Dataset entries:
==================================================

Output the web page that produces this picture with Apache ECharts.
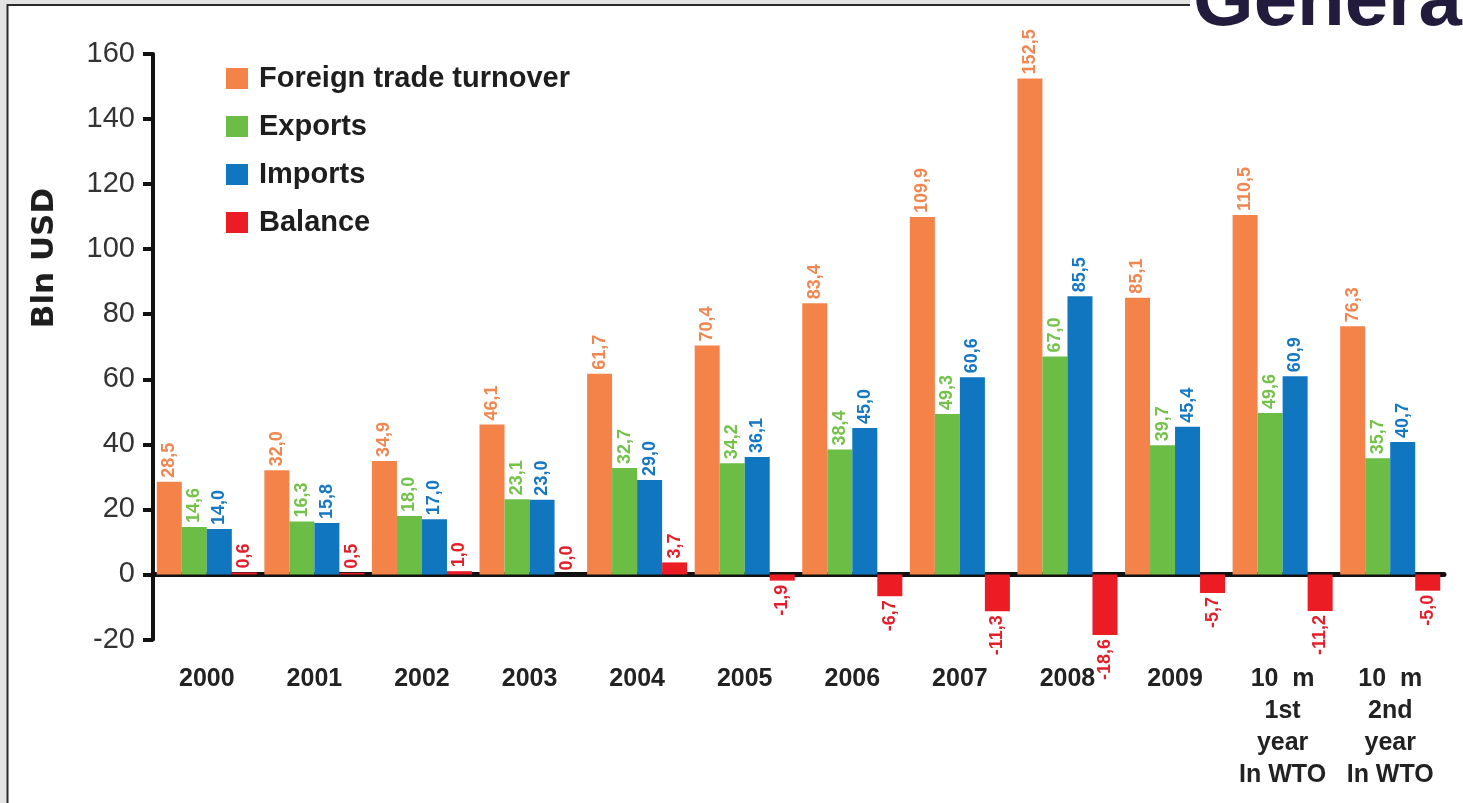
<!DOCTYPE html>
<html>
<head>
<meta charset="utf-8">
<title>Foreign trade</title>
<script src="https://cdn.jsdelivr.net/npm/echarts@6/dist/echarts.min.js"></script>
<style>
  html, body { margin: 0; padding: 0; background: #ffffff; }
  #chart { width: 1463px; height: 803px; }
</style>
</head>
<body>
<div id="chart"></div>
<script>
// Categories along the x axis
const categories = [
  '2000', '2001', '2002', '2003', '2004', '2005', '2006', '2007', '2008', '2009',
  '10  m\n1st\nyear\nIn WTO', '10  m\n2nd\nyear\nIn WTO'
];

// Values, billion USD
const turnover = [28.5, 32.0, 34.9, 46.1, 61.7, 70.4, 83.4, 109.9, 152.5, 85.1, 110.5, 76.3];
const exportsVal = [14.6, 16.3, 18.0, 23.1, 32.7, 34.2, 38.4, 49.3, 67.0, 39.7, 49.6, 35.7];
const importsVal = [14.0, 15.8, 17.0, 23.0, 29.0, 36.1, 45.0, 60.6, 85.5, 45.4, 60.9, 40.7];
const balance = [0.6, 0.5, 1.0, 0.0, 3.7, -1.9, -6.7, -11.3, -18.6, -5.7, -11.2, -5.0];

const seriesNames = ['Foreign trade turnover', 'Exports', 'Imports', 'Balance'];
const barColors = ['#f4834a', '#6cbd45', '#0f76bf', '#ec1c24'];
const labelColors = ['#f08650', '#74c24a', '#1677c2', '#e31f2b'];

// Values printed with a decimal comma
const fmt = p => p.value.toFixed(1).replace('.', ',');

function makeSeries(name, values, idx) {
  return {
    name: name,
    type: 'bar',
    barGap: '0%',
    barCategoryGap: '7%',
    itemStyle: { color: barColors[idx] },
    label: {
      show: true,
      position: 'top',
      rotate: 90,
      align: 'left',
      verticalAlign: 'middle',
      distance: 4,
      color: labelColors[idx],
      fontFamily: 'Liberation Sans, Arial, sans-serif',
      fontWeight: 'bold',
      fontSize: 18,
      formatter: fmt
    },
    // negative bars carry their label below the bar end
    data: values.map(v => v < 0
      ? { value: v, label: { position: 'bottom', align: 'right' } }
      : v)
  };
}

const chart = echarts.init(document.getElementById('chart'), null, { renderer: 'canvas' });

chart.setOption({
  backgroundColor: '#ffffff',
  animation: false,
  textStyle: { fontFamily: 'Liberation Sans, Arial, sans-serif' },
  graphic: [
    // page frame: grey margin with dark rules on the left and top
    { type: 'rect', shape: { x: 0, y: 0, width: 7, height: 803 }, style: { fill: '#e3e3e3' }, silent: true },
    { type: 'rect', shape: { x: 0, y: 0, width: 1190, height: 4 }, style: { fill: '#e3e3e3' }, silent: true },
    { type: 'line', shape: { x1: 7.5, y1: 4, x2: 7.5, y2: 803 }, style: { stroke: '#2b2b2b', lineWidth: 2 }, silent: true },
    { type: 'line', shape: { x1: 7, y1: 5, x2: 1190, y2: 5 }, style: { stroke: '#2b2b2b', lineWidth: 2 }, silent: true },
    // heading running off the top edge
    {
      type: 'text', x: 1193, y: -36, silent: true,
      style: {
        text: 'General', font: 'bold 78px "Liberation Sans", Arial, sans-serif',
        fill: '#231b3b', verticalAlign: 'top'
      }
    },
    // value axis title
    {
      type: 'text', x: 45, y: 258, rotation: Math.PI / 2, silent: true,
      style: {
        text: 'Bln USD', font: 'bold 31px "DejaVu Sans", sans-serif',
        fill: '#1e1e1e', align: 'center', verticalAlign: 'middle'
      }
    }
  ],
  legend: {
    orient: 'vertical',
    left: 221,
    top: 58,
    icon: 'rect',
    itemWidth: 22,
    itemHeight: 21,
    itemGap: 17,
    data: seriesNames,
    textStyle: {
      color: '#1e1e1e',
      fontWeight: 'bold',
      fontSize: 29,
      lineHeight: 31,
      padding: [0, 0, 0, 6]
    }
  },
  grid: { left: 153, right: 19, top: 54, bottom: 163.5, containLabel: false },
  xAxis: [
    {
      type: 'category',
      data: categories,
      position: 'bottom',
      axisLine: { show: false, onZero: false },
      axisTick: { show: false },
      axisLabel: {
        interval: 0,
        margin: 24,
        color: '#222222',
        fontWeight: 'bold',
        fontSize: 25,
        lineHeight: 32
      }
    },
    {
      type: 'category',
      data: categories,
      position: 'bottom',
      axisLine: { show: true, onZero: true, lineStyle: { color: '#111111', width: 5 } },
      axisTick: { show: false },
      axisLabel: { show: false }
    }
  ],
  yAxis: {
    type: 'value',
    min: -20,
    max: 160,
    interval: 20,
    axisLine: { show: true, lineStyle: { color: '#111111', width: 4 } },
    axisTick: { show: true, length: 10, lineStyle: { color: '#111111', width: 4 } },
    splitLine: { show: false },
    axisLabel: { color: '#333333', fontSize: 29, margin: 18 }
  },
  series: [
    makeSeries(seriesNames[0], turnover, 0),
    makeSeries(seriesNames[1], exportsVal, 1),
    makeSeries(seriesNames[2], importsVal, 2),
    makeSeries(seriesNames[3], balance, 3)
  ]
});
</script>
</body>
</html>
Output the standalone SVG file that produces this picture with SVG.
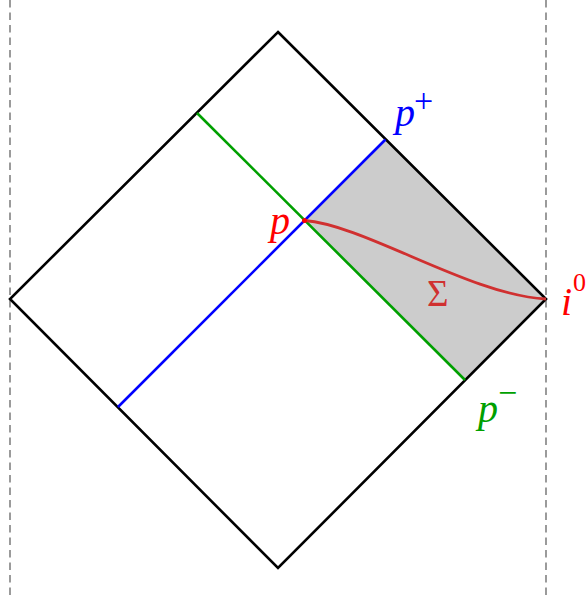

==================================================

§ **SHORT EXERCISE**:
From the listing above, collect every line that mentions the word "produces".

§ **CORRECT OUTPUT**:
Output the web page that produces this picture with Apache ECharts.
Output the standalone SVG file that produces this picture with SVG.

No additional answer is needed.